劉力見他遲遲不開口,一時間也有些犯了難:
“殿下知道賢妃娘娘被逼自盡,定然怒不可遏。我一人怕是攔不住,你要幫我一起……”
二人正說着,便聽見身後傳來一聲幹澀的男聲:“你們說…..誰被逼自盡?”
韓惟仁與劉力對視一眼立馬驚恐的轉頭去,隻見十步開外,慶王一身睡袍,剛睡醒的烏發散亂,一雙赤紅怒目,仿佛要滴出血來,直勾勾的盯着他們。
…….
紫宸殿,
淑妃的身子止不住的發抖,她一閉上眼睛就看見賢妃滿臉是血,頭骨盡碎的慘狀。
‘啪嗒’一聲,她手下一顫,藥爐蓋子摔到地上,四分五裂,她吓了一跳,踉跄後退幾步,身子不受控制的就要倒下去。
預想中疼痛并沒有到來,反而聽到一聲悶哼,淑妃扭頭去看,瞧見了安王。
“兒,你怎麼來了?摔着沒有?疼不疼?”
淑妃忙将人扶起來,上上下下的打量着,而後又想到什麼,忙往床榻上去看,拉開紗幔,見安康帝閉眼熟睡,并未被吵醒,這才松了口氣。
“阿娘,您在想什麼?方才我喚了好幾聲,您都像失了魂一樣充耳不聞。剛剛差一點兒就摔傷了…….”
淑妃猛地轉身,雙手捂着胸口,臉色蒼白,顫着聲音道:“我想起了賢妃…….”
安王一愣,當時他也在場,剛剛在太極殿韋長明,徐皇後等人就在商議此事。
“阿娘,别想了,你膽子小。想這些也不過是自己吓自己……”
“是我自己吓自己嗎?我親眼看見賢妃倒在我面前,鮮血四濺,頭骨裂開的聲音我都聽見了。

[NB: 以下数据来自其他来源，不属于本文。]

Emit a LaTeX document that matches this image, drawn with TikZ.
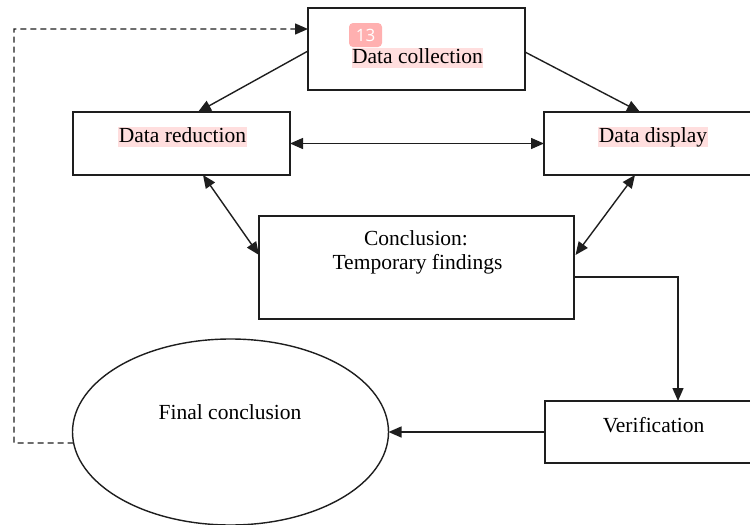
\documentclass[tikz,border=0pt]{standalone}
\usepackage{fontspec}
\setmainfont{Liberation Serif}
\newfontfamily\badgefont{Open Sans}
\usetikzlibrary{arrows.meta,shapes.geometric}
\definecolor{hl}{RGB}{255,222,222}
\definecolor{badge}{RGB}{255,176,176}
\definecolor{ln}{RGB}{30,30,30}
\begin{document}
\begin{tikzpicture}[x=1pt,y=-1pt,
  every node/.style={font=\fontsize{21.5}{24}\selectfont, inner sep=0pt, outer sep=0pt},
  box/.style={draw=ln, line width=1.4pt, rectangle},
  lbl/.style={anchor=base, text=black},
  hilite/.style={lbl, fill=hl, text height=15pt, text depth=5pt, inner xsep=0.5pt},
  tip/.style={Triangle[length=13pt,width=11pt]},
  conn/.style={draw=ln, line width=1.4pt, -{Triangle[length=13pt,width=11pt]}},
  dconn/.style={draw=ln, line width=1.4pt, {Triangle[length=13pt,width=11pt]}-{Triangle[length=13pt,width=11pt]}},
  dashconn/.style={conn, dash pattern=on 6pt off 4pt}
]
\useasboundingbox (0,0) rectangle (750,525);
\clip (0,0) rectangle (750,525);

% shapes
\node[box, minimum width=217pt, minimum height=82pt] (dc) at (416.5,49) {};
\node[box, minimum width=217pt, minimum height=63pt] (dr) at (181.5,143.5) {};
\node[box, minimum width=226pt, minimum height=63pt] (dd) at (657,143.5) {};
\node[box, minimum width=315pt, minimum height=103pt] (cc) at (416.5,267.5) {};
\node[box, minimum width=225pt, minimum height=62pt] (vf) at (657.5,432) {};
\node[draw=ln, line width=1.4pt, ellipse, minimum width=316pt, minimum height=186pt] (el) at (230.5,432) {};

% texts
\node[hilite] (tdc) at (417.5,63) {Data collection};
\node[hilite] (tdr) at (182.5,142) {Data reduction};
\node[hilite] (tdd) at (653,142) {Data display};
\node[lbl] (tc1) at (416,245) {Conclusion:};
\node[lbl] (tc2) at (417.5,269) {Temporary findings};
\node[lbl] (tfc) at (230,419) {Final conclusion};
\node[lbl] (tvf) at (653.5,432) {Verification};

% badge
\node[fill=badge, rounded corners=4pt, minimum width=33pt, minimum height=24pt,
      text=white, font=\fontsize{17}{19}\badgefont] (badge) at (365.5,35) {13};

% connectors
\draw[conn] ([yshift=-2pt]dc.west) -- ([xshift=16.5pt]dr.north);
\draw[conn] ([yshift=-3pt]dc.east) -- ([xshift=-17pt]dd.north);
\draw[dconn] (dr.east) -- (dd.west);
\draw[dconn] ([xshift=21.5pt]dr.south) -- ([yshift=12.5pt]cc.west);
\draw[dconn] ([xshift=-22pt]dd.south) -- ([xshift=1.5pt,yshift=12.5pt]cc.east);
\draw[conn] ([yshift=-9.5pt]cc.east) -| ([xshift=20.5pt]vf.north);
\draw[conn] (vf.west) -- (el.east);
\coordinate (lp) at (14,443);
\draw[dashconn] (el.184) -- (lp) |- ([yshift=20pt]dc.west);
\end{tikzpicture}
\end{document}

”
淑妃的神色已然不能用恐慌來形容,在宮裡多年,死人看的多了,沒什麼可怕的。
但眼下死的那個是賢妃,是與德妃分庭抗禮,又得寵二十餘年的四妃之一。
“是德妃,發現賊人的是她,請求皇後娘娘搜宮的也是她,一口咬定賢妃的還是她!是她和慶王想要…….”
淑妃猛然間閉上了嘴,自顧自的搖了搖頭:
“不,當時我瞧見了,德妃看見她撞柱吓得臉都白了,直到臨走前她也沒緩過來神兒,我不會看錯的……”
安王聽着她絮絮叨叨的說着,也會想起來,離去時他也隐約瞧見德妃上轎攆時還被絆了一跤。
這是極大的失态,一向注重規矩體統的德妃絕不會如此,但也不排除她在做戲。
“興許她是在演戲,畢竟今夜的事情,是個明眼人都能看出來德妃對賢妃的針對。可是……..”
安王欲言又止,淑妃卻開口:
“德妃針對又如何?她們兩個鬥了那麼多年,賢妃難道還會怕她針對嗎?她不是以死來證清白的人,她也不會任由德妃往她身上潑髒水,而坐以待斃。一定…..一定有哪裡出錯了…..”
安王見她神色不對,隻好耐心安撫着:
“阿娘,别再想了。皇後與韋大人的意思是,此事絕不能再提及,賢妃是突發疾病而亡,與旁人沒有關系。”
“可是……”淑妃想要說些什麼,又忽然想到了什麼:“對,沒錯。是該如此,此事不能外揚,楚王那邊也要瞞着…….”
安王攙扶着她坐下,倒上一碗溫熱的茶水放在桌上,盡可能的低聲道:
“不僅如此,韋大人還傳見了南衙左右監衛将軍。”
淑妃一愣:“為何?難道是怕……”
“怕老三知道,心生不滿。”安王愁眉不展:“方才,皇後已經傳旨讓老三進宮,怕是短時間不會讓他出去了。”
淑妃半張着嘴,顯然這麼多事情堆積在一塊同時發生,她已經有些承受不來,紅唇張張合合的許久,最後才終于結結巴巴的吐出幾個字:
“是個人也會心生不滿……他…他……”
安王長歎一口氣,隻希望楚王還沒有得知賢妃已死的消息,到時把他困在宮裡,才惹不出什麼大亂子。